Vancouver School Board approves BC Hydro plan to build substation under West End school
A controversial plan by the province’s electric utility to build a major underground electrical substation beneath an elementary school in downtown Vancouver’s West End neighbourhood has received the approval of the Trustees of the Vancouver School Board (VSB).
In a meeting on Monday evening, the VSB voted 6-2 in favour of entering into an agreement with BC Hydro that allows a substation to be built on the Lord Roberts Annex site at Nelson Park, located at the intersection of Bute Street and Nelson Street.
Under the agreement, BC Hydro will pay an upfront “fair market price” for the “subsurface parcel” of the school site that will be used for the substation. As well, the electric utility must also temporarily lease the school site for its construction purposes.
VSB stands to gain a substantial financial windfall from the deal, which will go towards funding the cost of constructing not only a new replacement Lord Roberts Annex school on the site but also a new elementary school on a site immediately adjacent to Coal Harbour Community Centre.
This new school in Coal Harbour would be a part of a larger mixed-use development by the City of Vancouver that consists of a daycare, social housing, and other community amenities.
First of all, the new Coal Harbour Elementary School will be completed by 2023 to act as a temporary replacement facility for the students and staff of Lord Roberts Annex until the new West End replacement school is ready.
Substation construction would then occur between 2023 and 2028, and construction of the replacement school on the site at the northwest corner of the site would begin after the substation’s completion.
After the students and staff of Lord Roberts Annex are relocated back to the permanent replacement school in the West End, the new school in Coal Harbour would become much-needed additional school capacity in the downtown Vancouver peninsula. Both new school facilities would be achieved without any cost to VSB.
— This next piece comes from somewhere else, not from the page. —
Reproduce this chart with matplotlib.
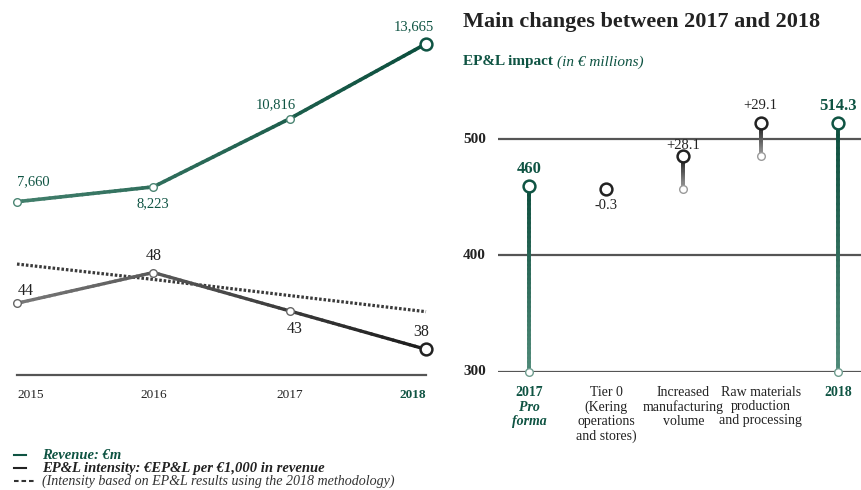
import numpy as np
import matplotlib
matplotlib.use("Agg")
import matplotlib.pyplot as plt
from matplotlib.collections import LineCollection
from matplotlib.colors import to_rgb
from matplotlib.lines import Line2D

# Left panel: revenue and EP&L intensity
years = [2015, 2016, 2017, 2018]
revenue = [7660, 8223, 10816, 13665]
intensity = [44, 48, 43, 38]
intensity_2018_method = [49.1, 47.1, 45.0, 42.9]

# Right panel: changes 2017 -> 2018
change_labels = ["Tier 0\n(Kering\noperations\nand stores)",
                 "Increased\nmanufacturing\nvolume",
                 "Raw materials\nproduction\nand processing"]
changes = [-0.3, 28.1, 29.1]
total_2017 = 460
total_2018 = 514.3

GREEN = "#0f5443"
GREEN_LIGHT = "#4b8573"
DARK = "#222222"
GRID = "#555555"
SERIF = "Liberation Serif"

plt.rcParams["font.family"] = SERIF

W, H = 861, 490
fig = plt.figure(figsize=(W / 100, H / 100), dpi=100)


def px_axes(x0, y0, x1, y1):
    # axes placed from pixel box (top-left origin)
    return fig.add_axes([x0 / W, 1 - y1 / H, (x1 - x0) / W, (y1 - y0) / H])


def gradient_line(ax, xs, ys, c0, c1, lw, n=25, zorder=2):
    xs = np.asarray(xs, float)
    ys = np.asarray(ys, float)
    px, py = [], []
    for i in range(len(xs) - 1):
        t = np.linspace(0, 1, n, endpoint=False)
        px.extend(xs[i] + t * (xs[i + 1] - xs[i]))
        py.extend(ys[i] + t * (ys[i + 1] - ys[i]))
    px.append(xs[-1])
    py.append(ys[-1])
    pts = np.column_stack([px, py])
    segs = np.stack([pts[:-1], pts[1:]], axis=1)
    f = np.linspace(0, 1, len(segs))[:, None]
    cols = (1 - f) * np.array(to_rgb(c0)) + f * np.array(to_rgb(c1))
    lc = LineCollection(segs, colors=cols, linewidths=lw, capstyle="round",
                        joinstyle="round", zorder=zorder)
    ax.add_collection(lc)


def clean(ax):
    for s in ax.spines.values():
        s.set_visible(False)
    ax.set_xticks([])
    ax.set_yticks([])
    ax.patch.set_alpha(0)


# --- revenue axes
ax_r = px_axes(17, 20, 426, 240)
ax_r.set_xlim(2015, 2018)
ax_r.set_ylim(6203, 14568)
clean(ax_r)
gradient_line(ax_r, years, revenue, "#427f6c", "#0b4e3d", 2.6)
ax_r.plot(years[:-1], revenue[:-1], "o", ms=5.5, mfc="white", mec=GREEN_LIGHT,
          mew=1.0, zorder=3, clip_on=False)
ax_r.plot(years[-1], revenue[-1], "o", ms=8.5, mfc="white", mec=GREEN,
          mew=1.8, zorder=3, clip_on=False)
rev_offsets = [(0, 20, "left"), (0, -17, "center"), (-14, 14, "center"),
               (-12, 17, "center")]
for x, v, (dx, dy, ha) in zip(years, revenue, rev_offsets):
    ax_r.annotate(f"{v:,}", (x, v), xytext=(dx, dy), textcoords="offset pixels",
                  ha=ha, va="center", fontsize=10.5, color=GREEN)

# --- intensity axes
ax_i = px_axes(17, 240, 426, 375)
ax_i.set_xlim(2015, 2018)
ax_i.set_ylim(34.66, 52.23)
clean(ax_i)
ax_i.axhline(34.66, color=GRID, lw=1.6, clip_on=False)
ax_i.plot(years, intensity_2018_method, color="#3a3a3a", lw=2.3,
          linestyle=(0, (0.8, 0.6)), zorder=1, clip_on=False)
gradient_line(ax_i, years, intensity, "#787878", "#1c1c1c", 2.4)
ax_i.plot(years[:-1], intensity[:-1], "o", ms=5.5, mfc="white", mec="#666666",
          mew=1.0, zorder=3, clip_on=False)
ax_i.plot(years[-1], intensity[-1], "o", ms=8.5, mfc="white", mec=DARK,
          mew=1.8, zorder=3, clip_on=False)
int_offsets = [(1, 12, "left"), (0, 17, "center"), (5, -18, "center"),
               (-5, 17, "center")]
for x, v, (dx, dy, ha) in zip(years, intensity, int_offsets):
    ax_i.annotate(f"{v}", (x, v), xytext=(dx, dy), textcoords="offset pixels",
                  ha=ha, va="center", fontsize=11.5, color=DARK)

# year labels
year_ha = ["left", "center", "center", "right"]
for x, ha in zip(years, year_ha):
    bold = x == years[-1]
    ax_i.annotate(str(x), (x, 34.66), xytext=(0, -20), textcoords="offset pixels",
                  ha=ha, va="center", fontsize=9.5,
                  color=GREEN if bold else DARK,
                  fontweight="bold" if bold else "normal", annotation_clip=False)

# legend
legend_rows = [
    ("Revenue: €m", GREEN, "bold", "-", 10.5),
    ("EP&L intensity: €EP&L per €1,000 in revenue", DARK, "bold", "-", 10.5),
    ("(Intensity based on EP&L results using the 2018 methodology)", "#333333",
     "normal", "--", 10.1),
]
for k, (txt, col, wt, ls, fs) in enumerate(legend_rows):
    yp = 455 + 13 * k
    x1 = 26 if ls == "-" else 36
    fig.add_artist(Line2D([14 / W, x1 / W], [1 - yp / H] * 2, color=col, lw=1.5,
                          linestyle="-" if ls == "-" else (0, (2.2, 1.4))))
    fig.text(42 / W, 1 - yp / H, txt, ha="left", va="center", fontsize=fs,
             style="italic", fontweight=wt, color=col)

# --- right panel
fig.text(463 / W, 1 - 22 / H, "Main changes between 2017 and 2018", ha="left",
         va="center", fontsize=16, fontweight="bold", color=DARK)
t1 = fig.text(463 / W, 1 - 62 / H, "EP&L impact ", ha="left", va="center",
              fontsize=11, fontweight="bold", color=GREEN)
fig.canvas.draw()
bb = t1.get_window_extent()
fig.text(bb.x1 / W, 1 - 62 / H, "(in € millions)", ha="left", va="center",
         fontsize=11, style="italic", color=GREEN)

ax_w = px_axes(498, 104.4, 861, 371.7)
ax_w.set_xlim(-0.401, 4.298)
ax_w.set_ylim(300, 530)
clean(ax_w)
for g in [300, 400, 500]:
    ax_w.axhline(g, color=GRID, lw=1.6, zorder=1)
    ax_w.annotate(str(g), (-0.401, g), xytext=(-12, 0), textcoords="offset pixels",
                  ha="right", va="center", fontsize=11, fontweight="bold",
                  color=DARK, annotation_clip=False)

# running totals, anchored on the 2018 total
tops = []
level = total_2018
for d in reversed(changes):
    tops.insert(0, level)
    level -= d
bases = [t - d for t, d in zip(tops, changes)]

# totals
for xi, v, lab in [(0, total_2017, "460"), (4, total_2018, "514.3")]:
    gradient_line(ax_w, [xi, xi], [300, v], "#4f8a78", "#0d4e3e", 2.8, n=40)
    ax_w.plot(xi, 300, "o", ms=5.5, mfc="white", mec="#6f9d8f", mew=1.0,
              zorder=4, clip_on=False)
    ax_w.plot(xi, v, "o", ms=8.5, mfc="white", mec=GREEN, mew=1.8, zorder=4)
    ax_w.annotate(lab, (xi, v), xytext=(0, 17), textcoords="offset pixels",
                  ha="center", va="center", fontsize=12, fontweight="bold",
                  color=GREEN)

# changes
label_dy = [-16, 11, 17]
for k, (b, t, d) in enumerate(zip(bases, tops, changes)):
    xi = k + 1
    if abs(d) > 1:
        gradient_line(ax_w, [xi, xi], [b, t], "#a8a8a8", "#1e1e1e", 2.8, n=30)
    ax_w.plot(xi, b, "o", ms=5.5, mfc="white", mec="#9a9a9a", mew=1.0, zorder=4)
    ax_w.plot(xi, t, "o", ms=8.5, mfc="white", mec=DARK, mew=1.8, zorder=5)
    ax_w.annotate(f"{d:+.1f}", (xi, t), xytext=(0, label_dy[k]),
                  textcoords="offset pixels", ha="center", va="center",
                  fontsize=10.5, color=DARK)

# category labels
ax_w.annotate("2017", (0, 300), xytext=(0, -21), textcoords="offset pixels",
              ha="center", va="center", fontsize=10, fontweight="bold",
              color=GREEN, annotation_clip=False)
ax_w.annotate("Pro\nforma", (0, 300), xytext=(0, -29), textcoords="offset pixels",
              ha="center", va="top", fontsize=10, fontweight="bold",
              style="italic", color=GREEN, linespacing=1.15,
              annotation_clip=False)
for k, lab in enumerate(change_labels):
    ax_w.annotate(lab, (k + 1, 300), xytext=(0, -14), textcoords="offset pixels",
                  ha="center", va="top", fontsize=10, color=DARK,
                  linespacing=1.13, annotation_clip=False)
ax_w.annotate("2018", (4, 300), xytext=(0, -21), textcoords="offset pixels",
              ha="center", va="center", fontsize=10, fontweight="bold",
              color=GREEN, annotation_clip=False)

fig.savefig("out.png", dpi=100)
And as another caveat, as part of its surface restoration work, BC Hydro will be responsible for funding and constructing a playing field and landscaped greenspace at the Lord Roberts Annex site for the new school and the wider community.
“There is a critical need for another school in the West End and this agreement will enable us to move ahead with this project sooner so we can meet the educational needs of current and future families,” said Trustee Lisa Dominato.
Downtown Vancouver’s newest elementary school – Crosstown Elementary – opened last year across from Rogers Arena with space for 500 students, but it is already at capacity due to overwhelming enrolment demand in the area. That school was constructed at a cost of $19.7 million, with $15.4 million provided by the provincial government and the remainder from the VSB and the City of Vancouver.
But Dominato says the VSB cannot depend on provincial funding for the Coal Harbour school project.
“The Minister of Education has been clear that the Province does not intend to fund this project any time soon,” continued Dominato.
Trustee Fraser Ballantyne also added to those comments: “By finding an alternative funding source for these West End schools, it makes a compelling business case for the Ministry of Education to fund other local priorities like King George Secondary, Olympic Village, and ongoing seismic needs within the district.”
The City of Vancouver has already included the mixed-use development with the new school as part of its upcoming capital plan, but the subsurface sale of the Lord Roberts Annex property still requires the approval of the Ministry of Education.
BC Hydro says this substation project is of utmost importance as electrical demand in Vancouver is projected to grow by 75% over the next 30 years. It would also serve as a timely replacement of the 1953-built Dal Grauer substation on Burrrad Street next to Scotiabank Theatre.
While the electric utility normally builds above-ground substation structures, the high cost of land and the lack of space in the downtown Vancouver peninsula is forcing the electric utility to seek underground options. Such a substation takes up about half a city block that could otherwise be used for commercial and residential development.
“Our electricity system in downtown Vancouver is aging, and it’s time to upgrade our system to ensure we can continue to provide safe and reliable power,” reads a statement issued by BC Hydro this evening following the VSB vote.
“We’re pleased the Vancouver School Board has decided to accept our proposal for an underground substation at their Lord Roberts Annex property. We believe our proposal will provide significant benefits to the community, and we look forward to working with the Vancouver School Board, Vancouver Park Board and the City of Vancouver once we move into further stages of consultation, planning and development.”
When BC Hydro first announced its underground substation proposal in January 2017, it was significantly more ambitious, entailing not only the West End school site but also Emery Barnes Park in Yaletown. It called for the staggered construction of two new underground substations on the school and park sites.
However, BC Hydro cancelled the plan shortly after over the City of Vancouver’s demands for the full market price of the value of the land used. The municipal government also felt the process was rushed and there was not enough public consultation.
At this time, only the Lord Roberts Annex substation project is being prioritized as its need over the short term is greatest.
There have also been school parent and public concerns over the health risks of placing a substation in such close proximity to young children, but BC Hydro maintains that the potential hazards can be significantly mitigated by both the substation’s underground placement and a highly protective enclosure design.
Furthermore, a 2017 Stantec study and an independent review by Vancouver Coastal Health concluded there are no significant health and safety issues.